What it is
autoresearch is Andrej Karpathy’s experimental repository about automating research with AI agents. It centers on single-GPU nanochat training and an agent that runs experiments, reads metrics, and proposes the next step.
The interesting part is not “press a button and get science”, but a workflow demonstration: some routine hypothesis iteration, runs, and result inspection can be delegated to an agent when the environment is constrained and reproducible.
What is inside
The README covers quick start with `uv`, data download, tokenizer training, manual single experiments, agent execution, project structure, and design choices. The repository shows both code and the author’s decisions around the experiment.

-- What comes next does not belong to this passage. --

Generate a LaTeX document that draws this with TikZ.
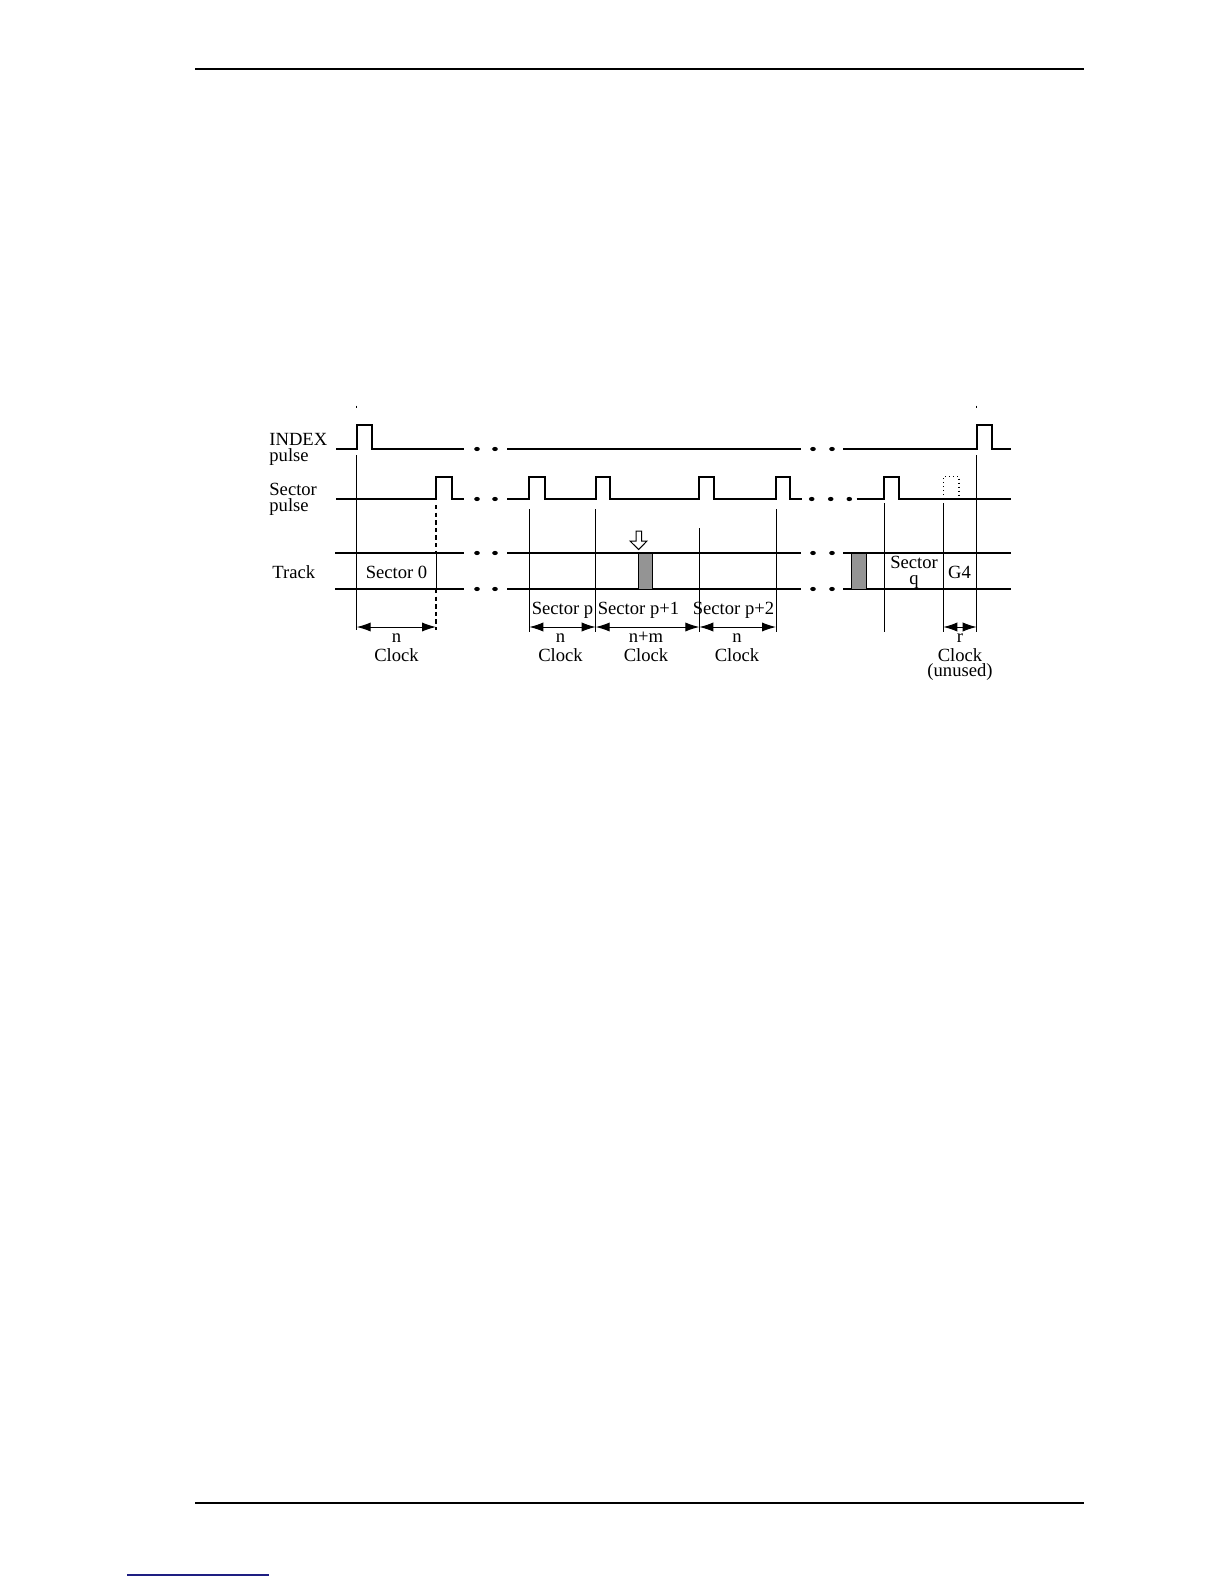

A practical use is to reproduce a small local research environment, confirm that a single experiment runs manually, and then let an agent perform a series of changes. This fits tasks where results can be measured and compared quickly.
Research loop run
These commands show the idea: prepare the environment and data, then run a single experiment or the agent.
uv sync
uv run python data.py
uv run python train.py
uv run python agent.py
Strengths
The strength is honest experimental scope. autoresearch does not pretend to be a universal platform; it shows a concrete lab around nanochat, useful for thinking about reproducible AI research automation.
Limits
The limitation is narrow scope and overinterpretation risk. Agents can run experiments, but scientific quality still depends on task framing, metrics, randomness control, and human review.